Monday, October 11, 2010
Nana passed away early this evening surrounded throughout the day, and the last months, by her family. The cancer took over her entire body.
It seems much to early to be the end of her life. She was a young grandma. She had 5 children by the time she was 22. I was born when she was only 36. It seems crazy to think of myself being a grandma now, at this age.
She was an unconventional, but loving grandma. She was always reading when I was young, and I remember that the first book she gave me as a kid (at least that I remember) was Dr. Wayne Dyer's Your Erroneous Zones. I think I read it twice, and I had to have been about 12-years-old. The biggest thing it helped me with growing up as a born-again Christian was guilt. I recently saw it and read it again.
There were so many things like that with her - quiet nudges to prevent us from living painful lives.
She was always beautiful and very smart. I remember hearing my sister Andee's boyfriend, who is in his twenties, remark recently that she was a "damned sexy lady." It was always like that with her.
She taught me a lot about owning my own sexuality as a woman, and never letting society's double standards take hold over me. There was never any nonsense with her, about anything. She never beat around the bush, and I appreciated that about her. That being said, she did not have an unkind bone in her body. I never saw her do anything malicious or mean. If she didn't like something or someone, she was direct about it.
She didn't just praise you just because you were hers - if she did give praise it was sincere and measured. I started making my own body-oils a few years ago, and made a special batch for her for Mother's Day last year. She asked me about the ingredients and such and then just said, "Humph!". A week later she called to tell me that she had put mine on one arm and hers on the other for a week to test which one was really better. She asked her manicurist and a few other people. She was very excited and proud to tell me mine really was better!

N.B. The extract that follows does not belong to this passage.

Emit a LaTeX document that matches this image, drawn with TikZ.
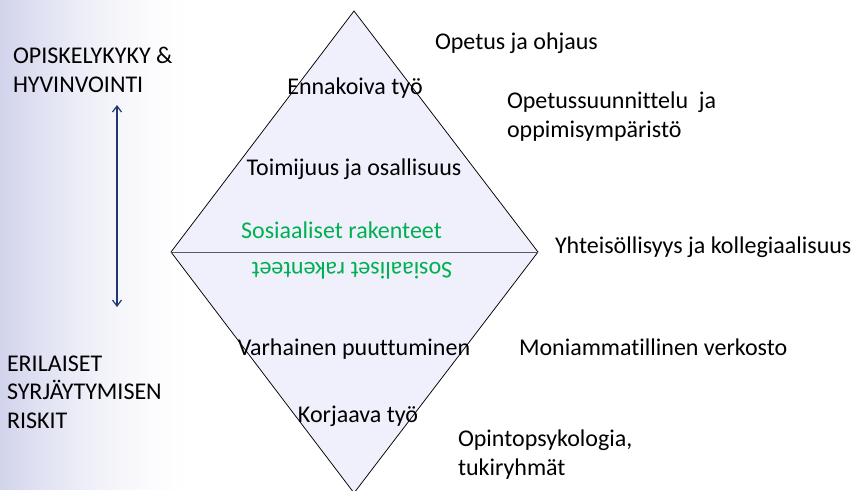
\documentclass[tikz,border=0pt]{standalone}
\usepackage{fontspec}
\setmainfont{Carlito}[Ligatures=CommonOff]
\usetikzlibrary{arrows.meta}
\definecolor{lavender}{RGB}{240,240,252}
\definecolor{sidebar}{RGB}{210,212,236}
\definecolor{arrowblue}{RGB}{31,56,110}
\definecolor{textgreen}{RGB}{0,176,80}
\tikzset{
  lbl/.style={anchor=base west, font=\fontsize{24}{28.5}\selectfont, align=left},
  clbl/.style={anchor=base, font=\fontsize{24}{28.5}\selectfont}
}

\begin{document}
\begin{tikzpicture}[y=1pt, x=1pt, yscale=-1, inner sep=0pt, outer sep=0pt]
\useasboundingbox (0,0) rectangle (867,490);
\path[fill=white] (0,0) rectangle (867,490);
% fading band on the left
\foreach \i in {0,...,63} {
  \pgfmathsetmacro\pct{100*(1-\i/64)^1.6}
  \path[fill=sidebar!\pct!white] (3*\i,0) rectangle (3*\i+3.3,490);
}
% diamond
\path[draw=black,fill=lavender,line join=miter,line width=0.75pt]
  (354,11) -- (538,252) -- (354,493) -- (171,252) -- cycle;
\path[draw=black!65,line width=0.9pt] (171,252) -- (538,252);
% left side (base = last line)
\node[lbl] (text1) at (13,92) {OPISKELYKYKY \&\\HYVINVOINTI};
\node[lbl] (text2) at (7,428) {ERILAISET\\SYRJÄYTYMISEN\\RISKIT};
\coordinate (up) at (117,105);
\coordinate (down) at (117,307);
\path[draw=arrowblue,line width=1.2pt,{Straight Barb[length=6pt,width=9pt]}-{Straight Barb[length=6pt,width=9pt]}]
  (up) -- (down);
% inside the diamond
\node[clbl] (ennakoiva) at (355,94) {Ennakoiva työ};
\node[clbl] (toimijuus) at (354,175) {Toimijuus ja osallisuus};
\node[clbl,text=textgreen] (rakenteet) at (341.5,238) {Sosiaaliset rakenteet};
\node[clbl,text=textgreen,rotate=180] (rakenteet2) at (352,262) {Sosiaaliset rakenteet};
\node[clbl] (varhainen) at (354,355) {Varhainen puuttuminen};
\node[clbl] (korjaava) at (358,422) {Korjaava työ};
% right side
\node[lbl] (opetus) at (435,49) {Opetus ja ohjaus};
\node[lbl] (ops) at (507,137) {Opetussuunnittelu\ \ ja\\oppimisympäristö};
\node[lbl] (yhteis) at (555,253) {Yhteisöllisyys ja kollegiaalisuus};
\node[lbl] (moni) at (519,355) {Moniammatillinen verkosto};
\node[lbl] (psyk) at (458,475) {Opintopsykologia,\\tukiryhmät};
\end{tikzpicture}
\end{document}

What I will miss most about Nana is to be able to call her with any cooking question. Neither one of us liked to talk on the phone, but that was one thing we really connected on. She knew the answer to everything. She saved many recipes for me.
A few months ago, I had sat out in the sun for too long and then proceeded to try to make 2 new (and very complicated) appetizers for my friend Bill's birthday party. I was so ditsy she asked me, Are you drunk? We laughed for a good long time about that and I told her that I had not only sat out too long but then proceeded to cut up and empty out 20 jalapeno peppers with my bare hands and every part of me seemed to be on fire. She always had the answer for everything - and both recipes turned out great.
She was never very emotional or a smothering grandma, but she always made sure you knew how much she loved you. The last months we were together, we almost always sat out on her back deck, until the very end. She always hugged me and told me she really loved me. She and my uncle were almost always laughing, even when things were pretty bad for her.
She often surprised me with her thoughtfulness, whether it was calling to check on how a recipe had turned out or worrying about our dog getting trimmed after she became ill.
She loved all of her children so very much, and that was really what stuck out to me the most in our last visits together. She was always so concerned about everyone else. When I showed her a wig I had worn at a recent party, she told me she had a perfect bag to go with it and told me to go and get it so I could use it for my Halloween costume.
She, like my other grandparents, always came to all my parties I threw throughout my 20's and 30's - and there were some crazy ones! She would always join right in and drink whatever we were drinking.
She taught me a lot about taking care of myself and getting lots of exercise. She was moderate in everything and so self-sufficient. She believed you had to find your own happiness, and she found hers just being at home, whether cooking or working in her beautiful yard. She was steadfastly not religious and I do not believe she ever feared death. The last few days she talked about going to a better place to be with her brother. She never doubted her right to exist in heaven, and neither did I.
We talked many, many times about my marriage and my life. There were a lot of things we related very well on there. She never told me what to do, but her own life served as an answer for me on many things. In many ways, she had a hard life. But she always seemed content. I will miss her so very much.
I have always felt, when times were hard, that at least I had my family, who is so very dear to me. My grandparents in particular have always been a rock for me. Although Nano and Pappa are gone now, I often forget that they are not here. I still feel them very much around me and inside me, and they still buoy me when I would otherwise sink.
I hope that, in time, I will feel this way about Nana too. For now, there is just emptiness and great sadness.
It seems fitting to end with this quote from the book she gave me 23 years ago. It was something that I completely forgot and that I hope to finally learn. She seemed to know it so well.
"If the world were so organized that everything had to be fair, no living creature could survive for a day. The birds would be forbidden to eat worms, and everyone's self interest would have to be served."
I hope Nana is happy and at peace, hopefully eating well in a beautiful garden.